Biogen Idec, Inc. announced Sept. 8 it is laying off 140 employees in its San Diego offices, which consist of mostly lab and general administration jobs.
The majority of the employees to be cut will be let go in the next two weeks, said Jose Juves, a spokesman for the Cambridge, Mass.-based company. Job cuts will be finished by the end of the year, he said.
The San Diego reductions account for about 22 percent of the company’s total 650 layoffs in its 11 locations in nine countries. Overall, the company has about 4,000 employees.
Biogen Idec’s San Diego location employs around 500 people and focuses on research for Biogen Idec’s Rituxan, which generated U.S. net sales of $1.57 billion in 2004.

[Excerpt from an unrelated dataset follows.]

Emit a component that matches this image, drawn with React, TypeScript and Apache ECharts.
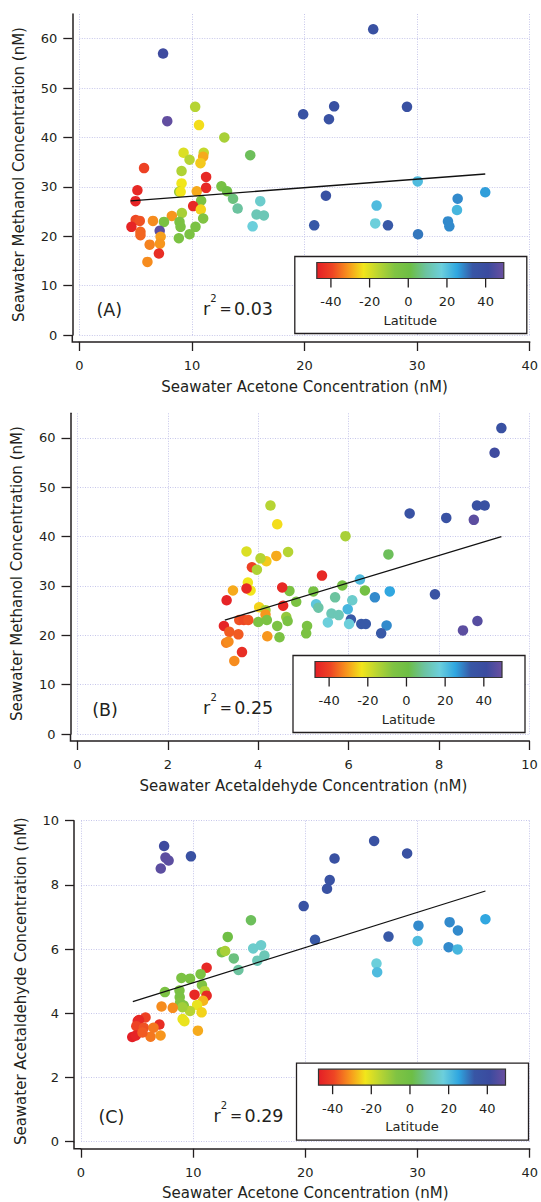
import React, { useEffect, useRef } from "react";
import * as echarts from "echarts";

// ---------- Data: [x, y, latitude] ----------
// Panel A: acetone (x) vs methanol (y)
const panelAPoints: number[][] = [
  [7.44, 57.0, 42], [7.81, 43.3, 48], [10.29, 46.2, -15], [10.63, 42.5, -24], [12.88, 40.0, -13],
  [9.26, 36.9, -20], [9.79, 35.5, -15], [11.05, 36.9, -17], [11.0, 36.1, -29], [10.76, 34.8, -26],
  [5.75, 33.8, -40], [9.08, 33.2, -14], [11.26, 32.0, -45], [15.18, 36.4, 3], [5.16, 29.3, -45],
  [4.99, 27.1, -46], [9.08, 30.7, -23], [8.87, 29.0, -10], [9.0, 29.0, -23], [10.43, 29.1, -29],
  [11.26, 29.8, -45], [12.62, 30.1, -3], [13.12, 29.1, 0], [13.65, 27.6, 6], [14.06, 25.6, 9],
  [10.82, 27.2, -5], [10.11, 26.1, -45], [10.79, 25.4, -25], [16.07, 27.1, 15], [15.74, 24.4, 12],
  [16.39, 24.2, 12], [15.39, 22.0, 17], [9.11, 24.7, -13], [8.22, 24.1, -31], [11.0, 23.6, -7],
  [5.01, 23.3, -39], [5.37, 23.1, -38], [6.54, 23.1, -32], [7.52, 22.9, -5], [4.63, 21.9, -46],
  [8.9, 22.9, -5], [8.99, 21.9, -5], [10.32, 21.9, -5], [7.14, 21.1, 47], [5.43, 20.9, -36],
  [5.43, 20.2, -36], [7.22, 19.9, -30], [8.84, 19.6, -5], [9.79, 20.4, -5], [6.25, 18.3, -33],
  [7.16, 18.5, -31], [7.07, 16.5, -44], [6.05, 14.8, -32],
  [19.88, 44.7, 36], [22.17, 43.7, 36], [22.63, 46.3, 37], [26.1, 61.9, 37], [29.1, 46.2, 37],
  [21.9, 28.2, 36], [20.86, 22.2, 33], [26.4, 26.2, 21], [26.28, 22.6, 17], [27.41, 22.2, 33],
  [30.05, 31.1, 21], [30.08, 20.4, 30], [32.74, 23.0, 28], [32.86, 22.0, 28], [33.6, 27.6, 28],
  [33.54, 25.3, 22], [36.05, 28.9, 26],
];

// Panel B: acetaldehyde (x) vs methanol (y)
const panelBPoints: number[][] = [
  [9.38, 62.0, 37], [9.23, 57.0, 42], [8.84, 46.3, 37], [9.01, 46.3, 37], [8.77, 43.4, 47],
  [7.35, 44.7, 36], [8.16, 43.8, 36], [7.91, 28.3, 36], [8.53, 21.0, 47], [8.85, 22.9, 46],
  [6.91, 28.9, 25], [6.88, 36.4, 3], [5.93, 40.1, -13], [6.25, 31.3, 21], [6.36, 29.1, -2],
  [6.58, 27.7, 28], [5.86, 30.1, -3], [6.08, 27.1, 15], [5.98, 25.3, 22], [6.05, 23.2, 33],
  [6.28, 22.3, 33], [6.38, 22.3, 33], [6.01, 22.3, 17], [6.84, 22.0, 28], [6.72, 20.4, 33],
  [5.7, 27.7, 9], [5.62, 24.4, 12], [5.78, 24.1, 12], [5.54, 22.6, 17], [5.28, 26.3, 19],
  [5.33, 25.6, 10], [5.41, 32.1, -45], [5.22, 28.9, -3], [4.84, 26.8, -5], [5.08, 21.9, -5],
  [5.06, 20.4, -5], [4.69, 29.0, -5], [4.53, 29.7, -45], [4.55, 26.0, -45], [4.62, 23.7, -10],
  [4.65, 22.9, -5], [4.42, 21.9, -5], [4.47, 19.6, -5], [4.66, 36.9, -15], [4.27, 46.3, -15],
  [4.42, 42.5, -24], [4.4, 36.1, -29], [4.18, 35.0, -26], [4.05, 35.6, -15], [3.74, 37.0, -20],
  [3.86, 33.8, -40], [3.97, 33.3, -14], [3.77, 30.7, -23], [3.83, 29.1, -23], [3.74, 29.5, -45],
  [3.44, 29.1, -29], [3.3, 27.1, -46], [4.02, 25.7, -25], [4.16, 25.1, -13], [4.16, 24.2, -31],
  [4.0, 22.7, -5], [4.19, 23.1, -5], [3.24, 21.9, -46], [3.58, 23.1, -38], [3.68, 23.1, -39],
  [3.78, 23.1, -38], [3.36, 20.7, -37], [3.56, 20.2, -37], [4.2, 19.8, -31], [3.29, 18.5, -33],
  [3.34, 18.7, -32], [3.64, 16.6, -44], [3.47, 14.8, -32],
];

// Panel C: acetone (x) vs acetaldehyde (y)
const panelCPoints: number[][] = [
  [7.41, 9.21, 42], [7.53, 8.85, 47], [7.81, 8.76, 47], [7.11, 8.51, 47], [9.8, 8.89, 37],
  [26.13, 9.37, 37], [29.07, 8.98, 37], [22.6, 8.82, 37], [22.17, 8.15, 36], [21.93, 7.88, 36],
  [19.85, 7.34, 36], [20.86, 6.29, 33], [27.41, 6.39, 33], [30.08, 6.73, 28], [30.01, 6.25, 21],
  [32.86, 6.84, 28], [33.6, 6.58, 28], [32.77, 6.06, 28], [33.57, 5.99, 22], [36.05, 6.93, 25],
  [26.34, 5.55, 17], [26.4, 5.28, 21], [15.15, 6.9, 3], [13.08, 6.38, 0], [12.55, 5.9, -3],
  [12.85, 5.94, -13], [13.62, 5.71, 6], [14.03, 5.35, 9], [15.35, 6.02, 15], [16.05, 6.12, 15],
  [16.35, 5.8, 12], [15.72, 5.64, 12], [11.2, 5.42, -45], [10.66, 5.22, -5], [8.95, 5.1, -5],
  [9.72, 5.08, -5], [7.48, 4.66, -5], [8.78, 4.71, -5], [10.78, 4.88, -7], [11.03, 4.69, -15],
  [10.12, 4.58, -45], [11.2, 4.55, -45], [10.88, 4.39, -28], [8.8, 4.5, -5], [8.83, 4.33, -7],
  [9.16, 4.24, -7], [10.35, 4.26, -22], [10.75, 4.03, -25], [9.72, 4.07, -15], [9.04, 4.19, -12],
  [9.06, 3.82, -22], [9.22, 3.75, -22], [8.18, 4.17, -32], [7.18, 4.21, -32], [10.42, 3.46, -29],
  [5.75, 3.87, -40], [5.06, 3.76, -46], [5.17, 3.79, -45], [4.93, 3.6, -40], [5.6, 3.55, -38],
  [6.99, 3.65, -44], [6.46, 3.55, -34], [6.2, 3.27, -34], [7.09, 3.31, -31], [4.57, 3.26, -47],
  [4.9, 3.31, -46], [5.48, 3.4, -37],
];

// Regression lines (endpoints)
const fitA = [[4.56, 27.16], [36.05, 32.6]];
const fitB = [[3.26, 23.06], [9.38, 40.0]];
const fitC = [[4.62, 4.36], [36.05, 7.81]];

const r2Labels = ["0.03", "0.25", "0.29"];
const panelLabels = ["(A)", "(B)", "(C)"];
const xNames = [
  "Seawater Acetone Concentration (nM)",
  "Seawater Acetaldehyde Concentration (nM)",
  "Seawater Acetone Concentration (nM)",
];
const yNames = [
  "Seawater Methanol Concentration (nM)",
  "Seawater Methanol Concentration (nM)",
  "Seawater Acetaldehyde Concentration (nM)",
];
const methanolTicks = [0, 10, 20, 30, 40, 50, 60];
const latitudeTicks = [-40, -20, 0, 20, 40];
const latMin = -47.3;
const latMax = 49.4;
const latitudeColors = [
  "#e41e26", "#ee4524", "#f7941d", "#f2e61b", "#b6d433", "#80c343", "#6dbe45",
  "#6cc3a0", "#6ccfdc", "#2fa6e0", "#3856a5", "#3b4b9f", "#6a4fa0",
];

// ---------- Layout ----------
const grids = [
  { left: 79.3, top: 14, width: 452.2, height: 321 },
  { left: 77.5, top: 413.3, width: 451.9, height: 320.7 },
  { left: 81, top: 820.7, width: 451.9, height: 321 },
];
const rStartOffsets = [123.6, 125.6, 132.4];
const labelOffsets = [29.9, 27.5, 30.4];
const labelLift = [25.3, 24.5, 24.5];

const FONT = "DejaVu Sans";
const INK = "#231f20";
const GRIDC = "#c6c6ea";

export default function App() {
  const ref = useRef<HTMLDivElement>(null);
  useEffect(() => {
    if (!ref.current) return;
    const chart = echarts.init(ref.current, undefined, { renderer: "svg" });

    const tickLabel = { color: INK, fontSize: 13, fontFamily: FONT };
    const axisCommon = (gi: number) => ({
      gridIndex: gi,
      type: "value" as const,
      offset: 7,
      axisLine: { show: true, onZero: false, lineStyle: { color: INK, width: 1.5 } },
      axisTick: { show: true, inside: false, length: 9, lineStyle: { color: INK, width: 1.3 } },
      splitLine: { show: true, lineStyle: { color: GRIDC, type: [1, 1.5], width: 1 } },
      nameLocation: "middle" as const,
      nameTextStyle: { color: INK, fontSize: 15, fontFamily: FONT },
    });

    const xAxis = [
      { ...axisCommon(0), min: 0, max: 40, interval: 10, name: xNames[0], nameGap: 37, axisLabel: { ...tickLabel, margin: 17 } },
      { ...axisCommon(1), min: 0, max: 10, interval: 2, name: xNames[1], nameGap: 37, axisLabel: { ...tickLabel, margin: 17 } },
      { ...axisCommon(2), min: 0, max: 40, interval: 10, name: xNames[2], nameGap: 37, axisLabel: { ...tickLabel, margin: 17 } },
    ];
    const yAxis = [
      {
        ...axisCommon(0), min: 0, max: 65, name: yNames[0], nameGap: 46,
        axisLabel: { ...tickLabel, margin: 15, customValues: methanolTicks },
        axisTick: { show: true, length: 9, lineStyle: { color: INK, width: 1.3 }, customValues: methanolTicks },
      },
      {
        ...axisCommon(1), min: 0, max: 65, name: yNames[1], nameGap: 46,
        axisLabel: { ...tickLabel, margin: 15, customValues: methanolTicks },
        axisTick: { show: true, length: 9, lineStyle: { color: INK, width: 1.3 }, customValues: methanolTicks },
      },
      {
        ...axisCommon(2), min: 0, max: 10, interval: 2, name: yNames[2], nameGap: 46,
        axisLabel: { ...tickLabel, margin: 15 },
      },
    ];

    const pointSets = [panelAPoints, panelBPoints, panelCPoints];
    const fits = [fitA, fitB, fitC];
    const series: any[] = [];
    pointSets.forEach((pts, i) => {
      series.push({
        type: "scatter",
        xAxisIndex: i,
        yAxisIndex: i,
        data: pts,
        symbol: "circle",
        symbolSize: 10.5,
        itemStyle: { opacity: 1 },
        z: 3,
      });
      series.push({
        type: "line",
        xAxisIndex: i,
        yAxisIndex: i,
        data: fits[i],
        showSymbol: false,
        symbol: "none",
        lineStyle: { color: "#111", width: 1.3 },
        z: 4,
      });
    });

    const graphic: any[] = [];
    const gradStops = latitudeColors.map((c, k) => ({ offset: k / (latitudeColors.length - 1), color: c }));
    const txt = (x: number, y: number, text: string, size: number, align: string) => ({
      type: "text",
      x,
      y,
      style: {
        text,
        fill: INK,
        font: `${size}px '${FONT}'`,
        textAlign: align,
        textVerticalAlign: "middle",
      },
      z: 21,
    });
    grids.forEach((g, i) => {
      const bottom = g.top + g.height;
      const left = g.left;
      // axis corner join
      graphic.push({
        type: "polyline",
        shape: { points: [[left - 7, bottom], [left - 7, bottom + 7], [left, bottom + 7]] },
        style: { stroke: INK, lineWidth: 1.5, fill: null },
        z: 10,
      });
      // legend box
      const boxX = left + 215.5;
      const boxW = 232;
      const boxH = 77;
      const boxY = bottom - 1.5 - boxH;
      graphic.push({
        type: "rect",
        shape: { x: boxX, y: boxY, width: boxW, height: boxH },
        style: { fill: "#fff", stroke: INK, lineWidth: 1.3 },
        z: 20,
      });
      const barX = boxX + 22;
      const barY = boxY + 6;
      const barW = 187;
      const barH = 16;
      graphic.push({
        type: "rect",
        shape: { x: barX, y: barY, width: barW, height: barH },
        style: {
          fill: new echarts.graphic.LinearGradient(0, 0, 1, 0, gradStops),
          stroke: "#333",
          lineWidth: 1.2,
        },
        z: 21,
      });
      latitudeTicks.forEach((lat) => {
        const tx = barX + ((lat - latMin) / (latMax - latMin)) * barW;
        graphic.push({
          type: "line",
          shape: { x1: tx, y1: barY + barH, x2: tx, y2: barY + barH + 9 },
          style: { stroke: INK, lineWidth: 1.3 },
          z: 21,
        });
        graphic.push(txt(tx, barY + 39, String(lat), 13, "center"));
      });
      graphic.push(txt(barX + barW / 2, barY + 57.6, "Latitude", 13, "center"));
      // panel label
      graphic.push(txt(left + labelOffsets[i], bottom - labelLift[i], panelLabels[i], 17.5, "center"));
      // r^2
      const rx = left + rStartOffsets[i];
      const ry = bottom - labelLift[i] - 1.2;
      graphic.push(txt(rx, ry, "r", 17.5, "left"));
      graphic.push(txt(rx + 7.3, ry - 10.5, "2", 10, "left"));
      graphic.push({
        type: "text",
        x: rx + 16.6,
        y: ry,
        style: {
          text: "{e|=}{n|" + r2Labels[i] + "}",
          fill: INK,
          font: `17.5px '${FONT}'`,
          textAlign: "left",
          textVerticalAlign: "middle",
          rich: {
            e: { width: 14.5, fontSize: 14.5, fontFamily: FONT, fill: INK, verticalAlign: "middle" },
            n: { fontSize: 17.5, fontFamily: FONT, fill: INK, verticalAlign: "middle" },
          },
        },
        z: 21,
      });
    });

    chart.setOption({
      animation: false,
      backgroundColor: "#fff",
      textStyle: { fontFamily: FONT },
      grid: grids.map((g) => ({ ...g, containLabel: false })),
      xAxis,
      yAxis,
      visualMap: {
        type: "continuous",
        show: false,
        dimension: 2,
        min: latMin,
        max: latMax,
        seriesIndex: [0, 2, 4],
        inRange: { color: latitudeColors },
      },
      series,
      graphic,
    });

    return () => chart.dispose();
  }, []);

  return (
    <div
      ref={ref}
      style={{ position: "absolute", left: 0, top: 0, width: 541, height: 1202 }}
    />
  );
}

Rituxan is used for treatment of certain B-cell non-Hodgkin’s lymphomas.
The company will use the $200 million to $300 million it will save through the layoffs for business development, including possibly acquiring products or companies and collaborative research with academic institutions.

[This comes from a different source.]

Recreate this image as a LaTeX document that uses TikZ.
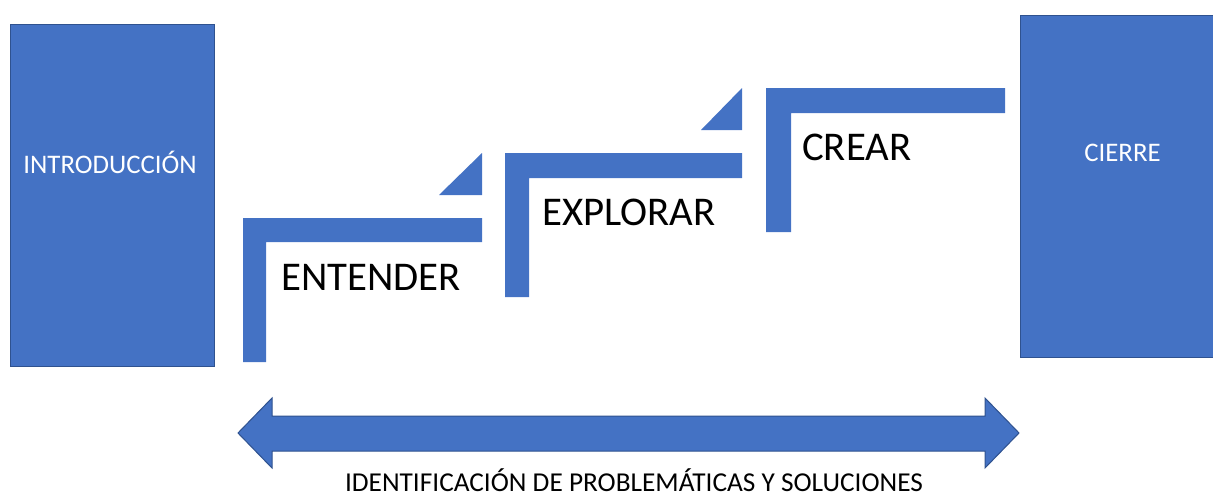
\documentclass[tikz,border=0pt]{standalone}
\usepackage{fontspec}
\setmainfont{Carlito}
\definecolor{acc}{HTML}{4472C4}
\definecolor{accdark}{HTML}{2F528F}
\tikzset{
  boxshape/.style={fill=acc, draw=accdark, line width=1pt},
  stepshape/.style={fill=acc},
  boxtext/.style={text=white, inner sep=0pt, anchor=base, font=\fontsize{26.8}{30}\selectfont},
  steptext/.style={text=black, inner sep=0pt, anchor=base west, font=\fontsize{40.8}{46}\selectfont},
  bottomtext/.style={text=black, inner sep=0pt, anchor=base, font=\fontsize{27.3}{30}\selectfont}
}
\begin{document}
\begin{tikzpicture}[x=1pt,y=-1pt]
\useasboundingbox (0,0) rectangle (1213,493);
\clip (0,0) rectangle (1213,493);
% side boxes
\path[boxshape] (10,24) rectangle (214,366);
\path[boxshape] (1020,15) rectangle (1222,357);
\node[boxtext] (intro) at (110,173.3) {INTRODUCCIÓN};
\node[boxtext] (cierre) at (1122.5,161.7) {CIERRE};
% steps
\path[stepshape] (243,218) -- (482,218) -- (482,242) -- (266,242) -- (266,362) -- (243,362) -- cycle;
\path[stepshape] (439,195) -- (482,195) -- (482,153) -- cycle;
\path[stepshape] (505,153) -- (742,153) -- (742,178) -- (529,178) -- (529,297) -- (505,297) -- cycle;
\path[stepshape] (701,130) -- (742,130) -- (742,88) -- cycle;
\path[stepshape] (766,88) -- (1005,88) -- (1005,113) -- (791,113) -- (791,232) -- (766,232) -- cycle;
\node[steptext] (entender) at (281,290) {ENTENDER};
\node[steptext] (explorar) at (542,225) {EXPLORAR};
\node[steptext] (crear) at (802,160) {CREAR};
% double arrow
\coordinate (lt) at (238,433);
\coordinate (rt) at (1019,433);
\path[boxshape] (lt) -- (272,398) -- (272,416) -- (985,416) -- (985,398) -- (rt)
  -- (985,468) -- (985,451) -- (272,451) -- (272,468) -- cycle;
\node[bottomtext] (ident) at (634,491) {IDENTIFICACIÓN DE PROBLEMÁTICAS Y SOLUCIONES};
\end{tikzpicture}
\end{document}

Biogen Idec also announced plans to focus on a launch of Rituxan for rheumatoid arthritis and a possible return to the market of the controversial drug Tysabri, which the company pulled early this year after only about three months on the market. The company made the decision based on reports of progressive multifocal leukoencephalopathy in patients who took Tysabri in clinical trials. It is a rare but fatal disease of the central nervous system.
Biogen Idec announced the job cuts after its shares closed at $42.44, down 3 cents from the previous day’s last trade.